The last part (3) that it rereads the whole file again is an assumption and it could just be a coincidence that the new token is computed at every ~20GB read from disk, but it makes sense, as I do not think swapping would have been that inefficient.
Someone in the GitHub comments had the same experience when using a 10GB VM to limit memory usage.
It appears the claims of memory reduction were premature. Perhaps an artifact of how memory usage is being reported by some tools.
> mmap-ed memory pages backed by a file that aren't dirty aren't counted in an process's RSS usage, only kernel page cache. The mmap-ed regions of virtual memory does get counted in VSZ (virtual memory) but that is just virtual and can be larger than RAM+swap.

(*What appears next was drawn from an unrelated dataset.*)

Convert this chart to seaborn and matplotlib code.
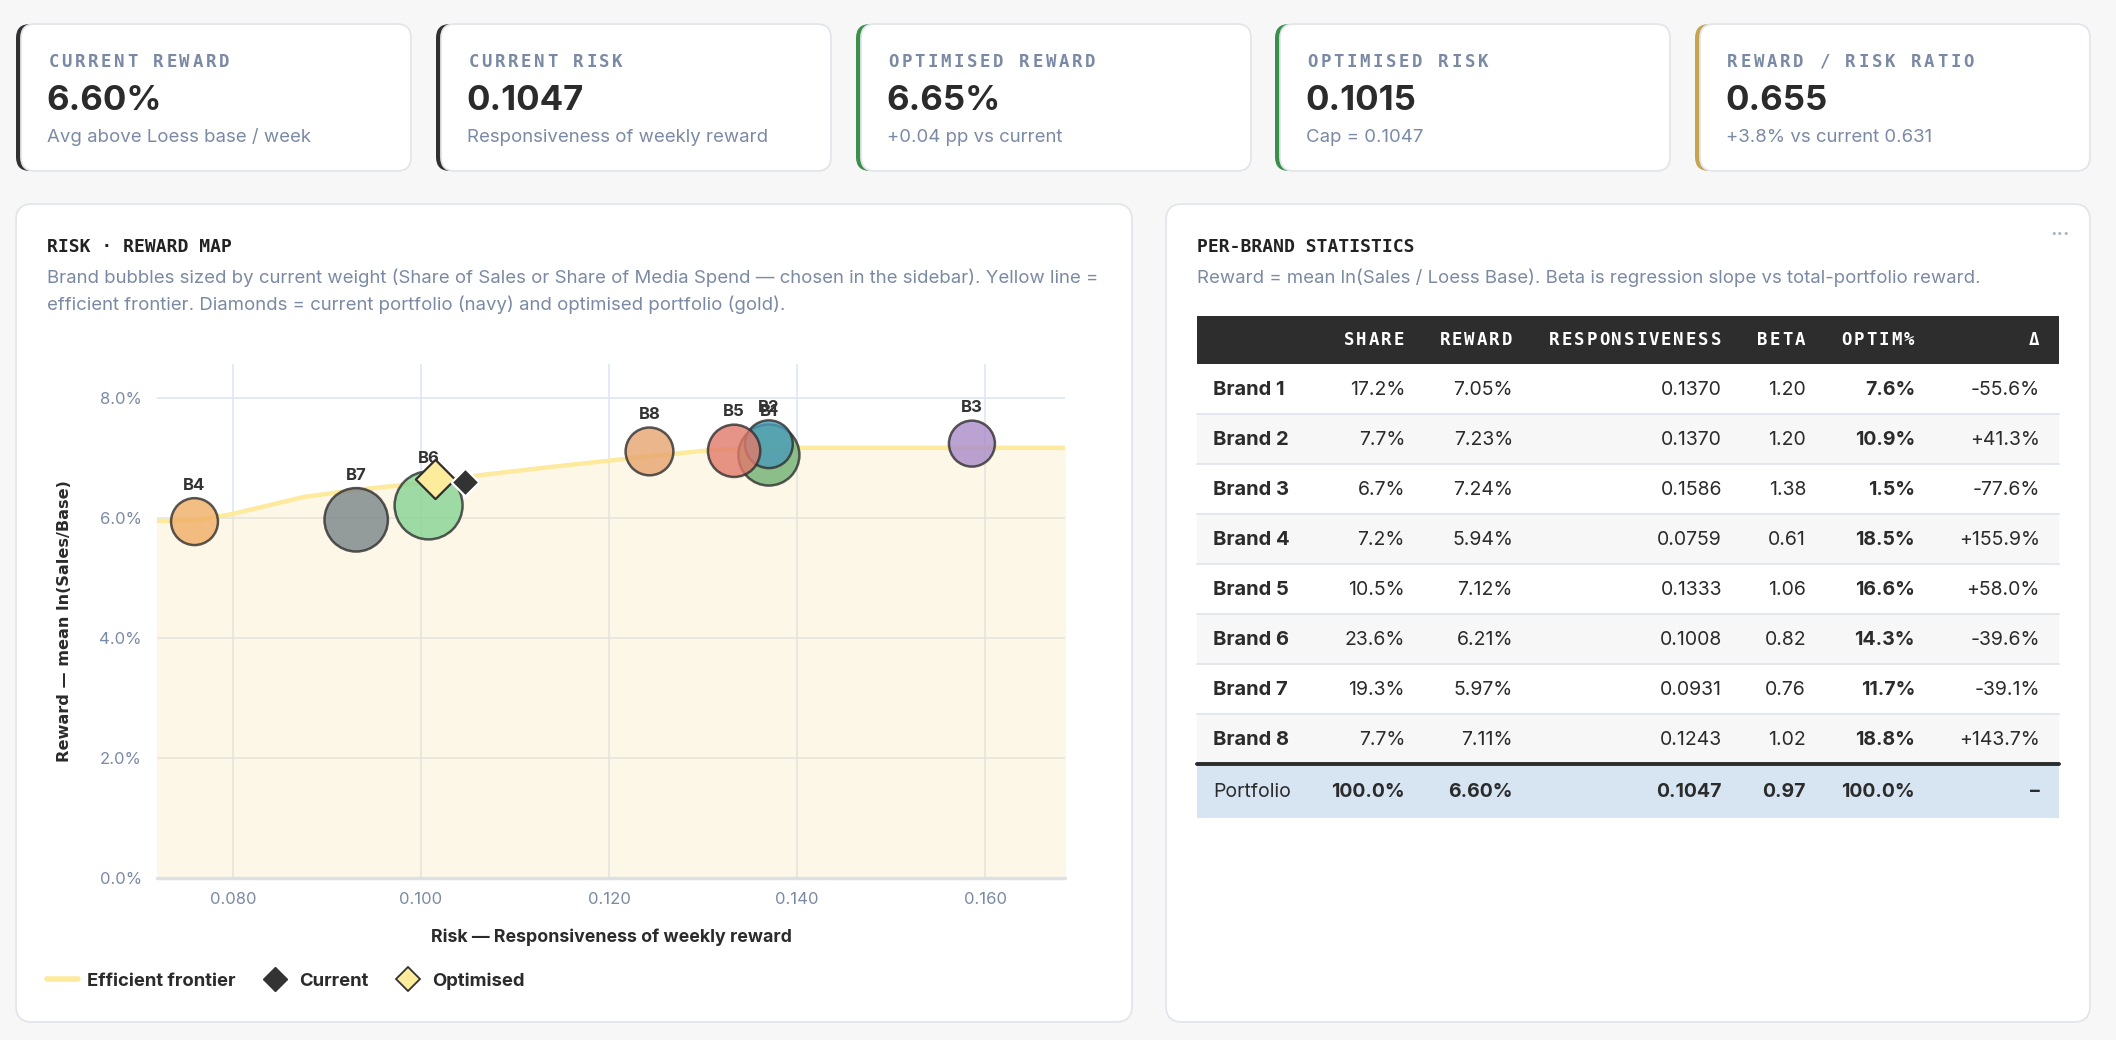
import numpy as np
import pandas as pd
import matplotlib
matplotlib.use('Agg')
import matplotlib.pyplot as plt
import seaborn as sns
from matplotlib.patches import FancyBboxPatch, Rectangle
from matplotlib.lines import Line2D

# ---------------- data ----------------
brands = ['B1', 'B2', 'B3', 'B4', 'B5', 'B6', 'B7', 'B8']
brand_names = ['Brand 1', 'Brand 2', 'Brand 3', 'Brand 4', 'Brand 5', 'Brand 6', 'Brand 7', 'Brand 8']
share = [17.2, 7.7, 6.7, 7.2, 10.5, 23.6, 19.3, 7.7]
reward = [7.05, 7.23, 7.24, 5.94, 7.12, 6.21, 5.97, 7.11]
risk = [0.1370, 0.1370, 0.1586, 0.0759, 0.1333, 0.1008, 0.0931, 0.1243]
beta = [1.20, 1.20, 1.38, 0.61, 1.06, 0.82, 0.76, 1.02]
optim = [7.6, 10.9, 1.5, 18.5, 16.6, 14.3, 11.7, 18.8]
delta = [-55.6, 41.3, -77.6, 155.9, 58.0, -39.6, -39.1, 143.7]
brand_colors = ['#6fb072', '#4a9cb8', '#a98bc9', '#f0ae66', '#e27a6b', '#86d394', '#7a8488', '#e6a46e']

frontier_risk = [0.0700, 0.0760, 0.0800, 0.0875, 0.0931, 0.1000, 0.1066, 0.1137, 0.1244, 0.1307, 0.1350, 0.1400, 0.1700]
frontier_reward = [5.95, 5.96, 6.07, 6.35, 6.47, 6.58, 6.72, 6.85, 7.03, 7.13, 7.16, 7.17, 7.17]

current_risk, current_reward = 0.1047, 6.60
optimised_risk, optimised_reward = 0.1015, 6.65

portfolio_row = ['Portfolio', '100.0%', '6.60%', '0.1047', '0.97', '100.0%', '–']

kpi_labels = ['CURRENT REWARD', 'CURRENT RISK', 'OPTIMISED REWARD', 'OPTIMISED RISK', 'REWARD / RISK RATIO']
kpi_values = ['6.60%', '0.1047', '6.65%', '0.1015', '0.655']
kpi_notes = ['Avg above Loess base / week', 'Responsiveness of weekly reward',
             '+0.04 pp vs current', 'Cap = 0.1047', '+3.8% vs current 0.631']
kpi_accents = ['#303030', '#303030', '#3c8f4a', '#3c8f4a', '#c7a451']

table_headers = ['SHARE', 'REWARD', 'RESPONSIVENESS', 'BETA', 'OPTIM%', 'Δ']
x_ticks = [0.08, 0.10, 0.12, 0.14, 0.16]
y_ticks = [0, 2, 4, 6, 8]

# ---------------- style ----------------
sns.set_style('white')
plt.rcParams['font.family'] = ['Inter', 'DejaVu Sans']
MONO = 'DejaVu Sans Mono'
DARK = '#2b2b2b'
MUTED = '#7b8aa4'

W, H = 2116, 1040
fig = plt.figure(figsize=(W / 100, H / 100), dpi=100)
fig.patch.set_facecolor('#f7f7f7')

bg = fig.add_axes([0, 0, 1, 1], zorder=0)
bg.set_xlim(0, W)
bg.set_ylim(H, 0)
bg.axis('off')


def box(x, y, w, h, r, accent=None):
    if accent:
        bg.add_patch(FancyBboxPatch((x, y), w, h, boxstyle=f'round,pad=0,rounding_size={r}',
                                    fc=accent, ec='none'))
        x, w = x + 5, w - 5
    bg.add_patch(FancyBboxPatch((x, y), w, h, boxstyle=f'round,pad=0,rounding_size={r}',
                                fc='white', ec='#e2e6eb', lw=1.3))


def spaced(x, y, s, pitch, right=False, **kw):
    # monospace text with letter spacing
    if right:
        x = x - len(s) * pitch
    for i, ch in enumerate(s):
        bg.text(x + (i + 0.5) * pitch, y, ch, ha='center', va='center', family=MONO, **kw)


# KPI cards
card_x = [16, 436, 856, 1275, 1695]
for cx, lab, val, note, acc in zip(card_x, kpi_labels, kpi_values, kpi_notes, kpi_accents):
    box(cx, 24, 395, 147, 14, accent=acc)
    spaced(cx + 31, 62, lab, 13.1, fontsize=12.5, fontweight='bold', color=MUTED)
    bg.text(cx + 30, 101, val, fontsize=25, fontweight='bold', color=DARK, va='center')
    bg.text(cx + 31, 137, note, fontsize=13.4, color=MUTED, va='center')

# panels
box(16, 204, 1116, 818, 16)
box(1166, 204, 924, 818, 16)

bg.text(47, 247, 'RISK · REWARD MAP', family=MONO, fontsize=13, fontweight='bold', color='#222222', va='center')
bg.text(47, 278, 'Brand bubbles sized by current weight (Share of Sales or Share of Media Spend — chosen in the sidebar). Yellow line =',
        fontsize=13.4, color=MUTED, va='center')
bg.text(47, 305, 'efficient frontier. Diamonds = current portfolio (navy) and optimised portfolio (gold).',
        fontsize=13.4, color=MUTED, va='center')

bg.text(1197, 247, 'PER-BRAND STATISTICS', family=MONO, fontsize=13, fontweight='bold', color='#222222', va='center')
bg.text(1197, 278, 'Reward = mean ln(Sales / Loess Base). Beta is regression slope vs total-portfolio reward.',
        fontsize=13.4, color=MUTED, va='center')
bg.text(2060, 234, '•••', family='DejaVu Sans', fontsize=8, color='#aab4c4', ha='center', va='center')

# ---------------- table ----------------
tx0, tx1 = 1197, 2059
col_right = [1405, 1513, 1722, 1806, 1915, 2040]
bg.add_patch(Rectangle((tx0, 316), tx1 - tx0, 48, fc='#2d2d2d', ec='none'))
for hdr, xr in zip(table_headers, col_right):
    spaced(xr, 340, hdr, 12.4, right=True, fontsize=12.5, fontweight='bold', color='white')

for i in range(len(brand_names)):
    top = 364 + 50 * i
    if i % 2 == 1:
        bg.add_patch(Rectangle((tx0, top), tx1 - tx0, 50, fc='#f7f7f8', ec='none'))
    bg.plot([tx0, tx1], [top + 50, top + 50], color='#e4e8ee', lw=1.5)
    yc = top + 26
    cells = [f'{share[i]:.1f}%', f'{reward[i]:.2f}%', f'{risk[i]:.4f}', f'{beta[i]:.2f}',
             f'{optim[i]:.1f}%', f'{delta[i]:+.1f}%']
    bg.text(1213, yc, brand_names[i], fontsize=14.5, fontweight='bold', color=DARK, va='center')
    for j, (txt, xr) in enumerate(zip(cells, col_right)):
        bg.text(xr, yc, txt, fontsize=14, color=DARK, ha='right', va='center',
                fontweight='bold' if j == 4 else 'normal')

bg.add_patch(Rectangle((tx0, 764), tx1 - tx0, 54, fc='#d7e5f2', ec='none'))
bg.plot([tx0, tx1], [764, 764], color='#2b2b2b', lw=2.8)
bg.text(1213, 792, portfolio_row[0], fontsize=14, color=DARK, va='center')
for txt, xr in zip(portfolio_row[1:], col_right):
    bg.text(xr, 792, txt, fontsize=14, fontweight='bold', color=DARK, ha='right', va='center')

# ---------------- risk / reward map ----------------
ax = fig.add_axes([157 / W, 1 - 878 / H, 908 / W, 514 / H], zorder=1)
ax.set_facecolor('white')

df = pd.DataFrame({'brand': brands, 'risk': risk, 'reward': reward, 'share': share})
diam_px = 20.9 + 9.69 * np.sqrt(df['share'])
areas = dict(zip(brands, (diam_px * 0.72) ** 2))

ax.fill_between(frontier_risk, 0, frontier_reward, color='#fbe2a0', alpha=0.25, lw=0, zorder=1)
sns.lineplot(x=frontier_risk, y=frontier_reward, sort=False, color='#fdea9c', lw=3.2, ax=ax, zorder=2)
sns.scatterplot(data=df, x='risk', y='reward', hue='brand', palette=dict(zip(brands, brand_colors)),
                size='brand', sizes=areas, alpha=0.8, edgecolor='#2f2f2f', linewidth=1.8,
                legend=False, ax=ax, zorder=3)

for b, xv, yv, d in zip(brands, risk, reward, diam_px):
    ax.annotate(b, (xv, yv), xytext=(0, (d / 2 + 13) * 0.72), textcoords='offset points',
                ha='center', va='center', fontsize=12, fontweight='bold', color='#333333', zorder=3.5)

ax.scatter([optimised_risk], [optimised_reward], marker='D', s=400, fc='#fdec9c', ec='#2f2f2f', lw=1.6, zorder=5)
ax.scatter([current_risk], [current_reward], marker='D', s=200, fc='#333333', ec='white', lw=1.6, zorder=6)

ax.set_xlim(0.07191, 0.1685)
ax.set_ylim(0, 8.567)
ax.set_xticks(x_ticks)
ax.set_yticks(y_ticks)
ax.set_xticklabels([f'{t:.3f}' for t in x_ticks])
ax.set_yticklabels([f'{t:.1f}%' for t in y_ticks])
ax.tick_params(length=0, labelsize=12, labelcolor=MUTED)
ax.tick_params(axis='y', pad=11)
ax.tick_params(axis='x', pad=10)
ax.grid(True, color='#dae6f2', lw=1.1)
ax.set_axisbelow(True)
for s in ax.spines.values():
    s.set_visible(False)
ax.axhline(0, color='#dde1e4', lw=2.5, zorder=1.5, clip_on=False)

ax.set_xlabel('Risk — Responsiveness of weekly reward', fontsize=12.8, fontweight='bold', color=DARK, va='center')
ax.xaxis.set_label_coords(0.5, -(937 - 878) / 514)
ax.set_ylabel('Reward — mean ln(Sales/Base)', family='DejaVu Sans', fontsize=11.6, fontweight='bold',
              color=DARK, va='center', ha='center')
ax.yaxis.set_label_coords((65 - 157) / 908, 0.5)

handles = [
    Line2D([0], [0], color='#fdea9c', lw=4, label='Efficient frontier'),
    Line2D([0], [0], marker='D', color='none', markerfacecolor='#333333', markeredgecolor='#333333',
           markersize=12, label='Current'),
    Line2D([0], [0], marker='D', color='none', markerfacecolor='#fdec9c', markeredgecolor='#333333',
           markeredgewidth=1.3, markersize=12, label='Optimised'),
]
leg = fig.legend(handles=handles, loc='center left', bbox_to_anchor=(47 / W, 1 - 981 / H), ncol=3,
                 frameon=False, borderaxespad=0, borderpad=0, handlelength=1.7, handletextpad=0.45,
                 columnspacing=1.3, prop={'weight': 'bold', 'size': 13.3})
for t in leg.get_texts():
    t.set_color(DARK)

fig.savefig('out.png', dpi=100, facecolor=fig.get_facecolor())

those are the output of convert-pth-to-ggml.py and quantize respectively
I had to cancel 30B as I needed to use the computer after some 12 hours, now I have to fix the ext4 filesystem of the drive where I was doing it, fun times for the weekend
guess I'll settle for 13B, I was using 7B but the results are pretty lousy compared to GPT4all's Lora, let alone GPT3.5-turbo or better
I'll give a shot to quantising 13B, I'm on 16GB of RAM locally
It looks to me that if I was planning on building a new machine capable of LLM inference it’s going to be possible using commodity gamer components and if lazy weights is viable, then such a machine with multiple PCIe 5 nvme drives in a raid 0 can potentially almost reach memory bandwidth.
On my list of to investigate next is in regards to inference with GPUs, could somehow multiple smaller GPUs be used with a technique similar to the OP post.